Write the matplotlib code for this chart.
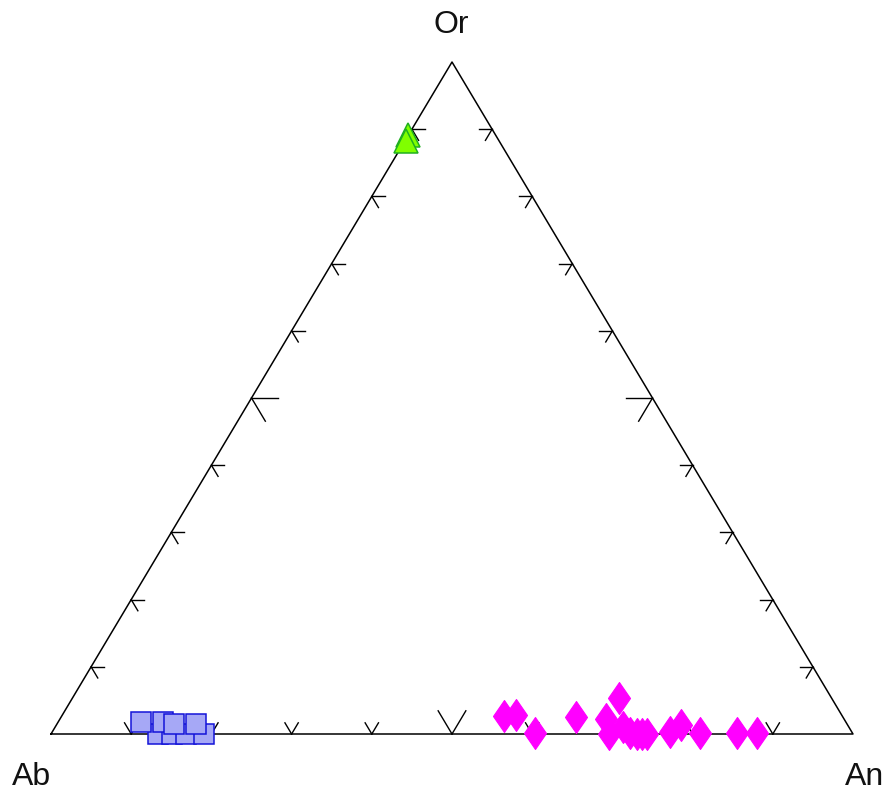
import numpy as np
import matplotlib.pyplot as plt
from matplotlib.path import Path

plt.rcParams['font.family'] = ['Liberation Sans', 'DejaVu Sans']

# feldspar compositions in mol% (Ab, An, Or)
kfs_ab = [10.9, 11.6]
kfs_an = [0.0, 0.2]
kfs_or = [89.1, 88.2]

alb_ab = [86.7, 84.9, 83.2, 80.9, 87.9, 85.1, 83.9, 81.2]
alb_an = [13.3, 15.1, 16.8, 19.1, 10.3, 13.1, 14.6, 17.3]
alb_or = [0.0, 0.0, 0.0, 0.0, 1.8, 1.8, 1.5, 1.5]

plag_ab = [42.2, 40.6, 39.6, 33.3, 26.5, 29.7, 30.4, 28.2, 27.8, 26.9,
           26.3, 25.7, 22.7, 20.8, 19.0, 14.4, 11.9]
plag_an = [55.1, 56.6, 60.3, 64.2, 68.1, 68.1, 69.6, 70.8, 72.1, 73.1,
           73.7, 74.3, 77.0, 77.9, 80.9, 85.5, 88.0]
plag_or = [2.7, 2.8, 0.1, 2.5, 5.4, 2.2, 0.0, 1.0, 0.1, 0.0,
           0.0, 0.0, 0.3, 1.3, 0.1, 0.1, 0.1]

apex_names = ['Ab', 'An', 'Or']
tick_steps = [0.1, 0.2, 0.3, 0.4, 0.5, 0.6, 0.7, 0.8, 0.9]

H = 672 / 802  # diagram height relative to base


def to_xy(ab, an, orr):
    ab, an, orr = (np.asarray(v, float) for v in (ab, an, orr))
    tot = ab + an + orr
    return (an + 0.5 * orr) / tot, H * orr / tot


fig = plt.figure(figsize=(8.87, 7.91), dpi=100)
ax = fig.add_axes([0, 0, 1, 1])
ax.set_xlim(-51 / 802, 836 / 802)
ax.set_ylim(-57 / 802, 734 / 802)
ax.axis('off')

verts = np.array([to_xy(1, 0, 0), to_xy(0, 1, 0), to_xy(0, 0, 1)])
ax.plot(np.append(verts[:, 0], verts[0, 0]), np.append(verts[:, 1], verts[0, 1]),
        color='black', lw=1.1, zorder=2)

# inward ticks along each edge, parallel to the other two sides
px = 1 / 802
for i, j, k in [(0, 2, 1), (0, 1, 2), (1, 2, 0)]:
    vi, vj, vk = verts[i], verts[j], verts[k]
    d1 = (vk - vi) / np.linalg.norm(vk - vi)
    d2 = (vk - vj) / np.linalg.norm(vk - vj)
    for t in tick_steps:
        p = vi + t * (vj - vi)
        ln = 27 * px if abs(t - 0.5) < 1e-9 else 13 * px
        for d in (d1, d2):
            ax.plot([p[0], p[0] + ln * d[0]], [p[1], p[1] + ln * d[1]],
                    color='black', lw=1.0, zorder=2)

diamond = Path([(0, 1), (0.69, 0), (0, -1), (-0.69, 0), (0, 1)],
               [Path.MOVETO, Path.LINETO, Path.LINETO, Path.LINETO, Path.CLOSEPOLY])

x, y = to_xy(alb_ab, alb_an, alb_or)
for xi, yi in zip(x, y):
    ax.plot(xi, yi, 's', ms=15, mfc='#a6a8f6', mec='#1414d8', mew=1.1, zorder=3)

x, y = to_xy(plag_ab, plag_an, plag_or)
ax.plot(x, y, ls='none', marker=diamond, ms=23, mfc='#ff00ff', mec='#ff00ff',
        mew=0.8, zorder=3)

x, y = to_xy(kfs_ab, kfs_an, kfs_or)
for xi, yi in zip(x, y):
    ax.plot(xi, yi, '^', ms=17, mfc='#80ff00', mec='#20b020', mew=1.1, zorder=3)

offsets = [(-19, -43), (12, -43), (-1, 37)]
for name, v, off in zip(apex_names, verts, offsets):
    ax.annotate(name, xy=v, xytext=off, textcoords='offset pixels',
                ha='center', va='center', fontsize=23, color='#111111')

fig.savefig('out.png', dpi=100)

########

> [WHAT YOU WILL DO] Repeat the listing above exactly from its first line to the line containing "ax.axis('off')", both included, and omit the pictures.

> [RESPONSE BELOW]
Write the matplotlib code for this chart.
import numpy as np
import matplotlib.pyplot as plt
from matplotlib.path import Path

plt.rcParams['font.family'] = ['Liberation Sans', 'DejaVu Sans']

# feldspar compositions in mol% (Ab, An, Or)
kfs_ab = [10.9, 11.6]
kfs_an = [0.0, 0.2]
kfs_or = [89.1, 88.2]

alb_ab = [86.7, 84.9, 83.2, 80.9, 87.9, 85.1, 83.9, 81.2]
alb_an = [13.3, 15.1, 16.8, 19.1, 10.3, 13.1, 14.6, 17.3]
alb_or = [0.0, 0.0, 0.0, 0.0, 1.8, 1.8, 1.5, 1.5]

plag_ab = [42.2, 40.6, 39.6, 33.3, 26.5, 29.7, 30.4, 28.2, 27.8, 26.9,
           26.3, 25.7, 22.7, 20.8, 19.0, 14.4, 11.9]
plag_an = [55.1, 56.6, 60.3, 64.2, 68.1, 68.1, 69.6, 70.8, 72.1, 73.1,
           73.7, 74.3, 77.0, 77.9, 80.9, 85.5, 88.0]
plag_or = [2.7, 2.8, 0.1, 2.5, 5.4, 2.2, 0.0, 1.0, 0.1, 0.0,
           0.0, 0.0, 0.3, 1.3, 0.1, 0.1, 0.1]

apex_names = ['Ab', 'An', 'Or']
tick_steps = [0.1, 0.2, 0.3, 0.4, 0.5, 0.6, 0.7, 0.8, 0.9]

H = 672 / 802  # diagram height relative to base


def to_xy(ab, an, orr):
    ab, an, orr = (np.asarray(v, float) for v in (ab, an, orr))
    tot = ab + an + orr
    return (an + 0.5 * orr) / tot, H * orr / tot


fig = plt.figure(figsize=(8.87, 7.91), dpi=100)
ax = fig.add_axes([0, 0, 1, 1])
ax.set_xlim(-51 / 802, 836 / 802)
ax.set_ylim(-57 / 802, 734 / 802)
ax.axis('off')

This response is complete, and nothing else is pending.